Dry Matter Disappearance and Fiber Fractions

The DMD of tall fescue was, with few exceptions, greater than that obtained from orchardgrass in both summer and autumn (Item A, Table 11-3). This difference was reflected also in reduced NDF and ADF concentrations. Although season altered DMD, with summer disappearance the least, little difference was noted among tall fescue cultivars (Item B, Table 11-3). This was observed also for NDF and ADF where data were available. Regardless of stage of maturity and subsequent regrowth, N fertilization generally increased DMD and decreased NDF and ADF concentrations (Item C, Table 11-3). In the winter season, forage cut to a 5-cm stubble generally had greater DMD in the green tissue, and DMD increased at higher N rates. This is in contrast to forage cut at 10 cm where the green tissue was similar in DMD among N rates.

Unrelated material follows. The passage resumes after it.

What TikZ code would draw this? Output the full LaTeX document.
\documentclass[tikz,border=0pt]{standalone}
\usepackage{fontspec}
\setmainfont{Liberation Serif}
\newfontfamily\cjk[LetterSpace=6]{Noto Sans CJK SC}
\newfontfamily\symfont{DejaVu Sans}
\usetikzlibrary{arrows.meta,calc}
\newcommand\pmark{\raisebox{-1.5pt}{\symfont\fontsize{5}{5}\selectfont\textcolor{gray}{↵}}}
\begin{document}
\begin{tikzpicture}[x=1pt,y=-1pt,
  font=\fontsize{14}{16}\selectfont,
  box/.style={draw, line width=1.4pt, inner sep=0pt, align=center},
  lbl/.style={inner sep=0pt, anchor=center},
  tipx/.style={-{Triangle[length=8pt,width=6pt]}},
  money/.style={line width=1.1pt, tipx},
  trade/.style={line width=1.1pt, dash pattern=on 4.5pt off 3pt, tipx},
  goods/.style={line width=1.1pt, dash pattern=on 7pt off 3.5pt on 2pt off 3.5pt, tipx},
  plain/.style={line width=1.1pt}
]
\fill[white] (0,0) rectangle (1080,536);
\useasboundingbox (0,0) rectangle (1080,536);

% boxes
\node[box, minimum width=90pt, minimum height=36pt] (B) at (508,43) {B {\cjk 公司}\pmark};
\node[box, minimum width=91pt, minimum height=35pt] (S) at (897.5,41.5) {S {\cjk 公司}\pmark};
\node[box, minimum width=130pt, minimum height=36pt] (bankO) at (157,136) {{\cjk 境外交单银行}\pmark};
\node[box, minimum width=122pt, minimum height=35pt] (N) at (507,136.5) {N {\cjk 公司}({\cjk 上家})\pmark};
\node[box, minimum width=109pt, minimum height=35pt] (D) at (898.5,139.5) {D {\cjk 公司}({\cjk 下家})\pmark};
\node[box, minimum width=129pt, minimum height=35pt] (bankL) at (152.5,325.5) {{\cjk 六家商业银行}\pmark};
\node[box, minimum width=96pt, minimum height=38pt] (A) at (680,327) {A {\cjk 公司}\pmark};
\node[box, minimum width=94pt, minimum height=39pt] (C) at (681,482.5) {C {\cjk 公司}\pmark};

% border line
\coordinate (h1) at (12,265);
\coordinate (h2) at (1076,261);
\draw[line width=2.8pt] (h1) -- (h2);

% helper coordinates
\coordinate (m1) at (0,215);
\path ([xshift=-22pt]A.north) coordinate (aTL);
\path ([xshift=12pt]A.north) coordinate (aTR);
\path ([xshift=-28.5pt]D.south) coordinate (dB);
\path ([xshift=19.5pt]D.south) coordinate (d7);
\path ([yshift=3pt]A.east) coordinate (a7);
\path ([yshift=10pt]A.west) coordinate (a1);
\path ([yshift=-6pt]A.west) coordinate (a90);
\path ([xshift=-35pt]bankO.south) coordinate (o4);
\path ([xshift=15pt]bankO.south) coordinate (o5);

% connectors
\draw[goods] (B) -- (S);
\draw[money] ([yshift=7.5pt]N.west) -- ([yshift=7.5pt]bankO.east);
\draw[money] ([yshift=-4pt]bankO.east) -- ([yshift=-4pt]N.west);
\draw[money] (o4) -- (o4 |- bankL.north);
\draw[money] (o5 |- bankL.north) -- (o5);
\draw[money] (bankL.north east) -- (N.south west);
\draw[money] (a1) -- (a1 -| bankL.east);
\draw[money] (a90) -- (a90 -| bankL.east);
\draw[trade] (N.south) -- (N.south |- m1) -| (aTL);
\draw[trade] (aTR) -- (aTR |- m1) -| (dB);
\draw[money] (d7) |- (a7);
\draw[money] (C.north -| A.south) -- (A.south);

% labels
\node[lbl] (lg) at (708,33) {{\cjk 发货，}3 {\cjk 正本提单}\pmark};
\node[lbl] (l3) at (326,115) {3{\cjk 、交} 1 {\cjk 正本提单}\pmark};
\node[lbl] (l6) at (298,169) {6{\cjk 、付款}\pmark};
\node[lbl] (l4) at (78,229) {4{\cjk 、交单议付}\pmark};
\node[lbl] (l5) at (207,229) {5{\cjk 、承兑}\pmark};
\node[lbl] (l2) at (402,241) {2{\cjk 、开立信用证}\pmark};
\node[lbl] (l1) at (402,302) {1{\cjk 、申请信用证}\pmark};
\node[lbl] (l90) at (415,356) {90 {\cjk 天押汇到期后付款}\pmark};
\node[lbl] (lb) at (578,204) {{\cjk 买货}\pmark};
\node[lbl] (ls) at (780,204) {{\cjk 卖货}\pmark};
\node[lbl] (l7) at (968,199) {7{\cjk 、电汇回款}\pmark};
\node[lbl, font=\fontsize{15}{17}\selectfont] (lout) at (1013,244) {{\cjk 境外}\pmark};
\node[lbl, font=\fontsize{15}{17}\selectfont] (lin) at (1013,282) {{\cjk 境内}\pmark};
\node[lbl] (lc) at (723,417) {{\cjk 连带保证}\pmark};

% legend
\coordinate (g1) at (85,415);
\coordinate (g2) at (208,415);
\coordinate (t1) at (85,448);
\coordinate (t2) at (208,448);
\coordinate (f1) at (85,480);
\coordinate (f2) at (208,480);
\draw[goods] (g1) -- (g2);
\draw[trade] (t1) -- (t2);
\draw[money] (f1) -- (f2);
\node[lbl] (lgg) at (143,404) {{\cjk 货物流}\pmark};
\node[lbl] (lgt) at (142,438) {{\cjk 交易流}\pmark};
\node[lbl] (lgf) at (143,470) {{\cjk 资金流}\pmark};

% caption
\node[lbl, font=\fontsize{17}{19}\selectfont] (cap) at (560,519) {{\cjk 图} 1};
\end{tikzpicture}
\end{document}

Defoliation intensity showed little effect in the spring when forage cut from a 10-cm canopy height to a 5-cm stubble (10-5) was compared with forage cut from 15 cm to a 5-cm stubble (15-5) or from 11 cm to a 9-cm stubble (Item D, Table 11-3). In summer, however, cutting 15-5 decreased DMD when compared to 10-5. In contrast, raising the stubble to 9 cm increased DMD. This is consistent with the increase in DMD normally found higher in the plant canopy. Raising the stubble from 5 to 9 cm also reduced NDF and ADF, indicating that raising the grazing height during the summer stress period would increase utilization of forage with greater nutritive value.

Soluble Carbohydrates

The diurnal change in soluble carbohydrate concentrations shows that tall fescue reached higher concentrations of soluble carbohydrates between 0600 h and 1800 h than either Kentucky bluegrass or bromegrass (Item A, Table 11-3), although similar trends occurred for all three forages. Greater soluble carbohydrate concentrations in afternoon-harvested than in morning-harvested forages improved nutritive value (Holt and Hilst, 1969; Lechtenburg et al., 1972; Burns et al., 2001).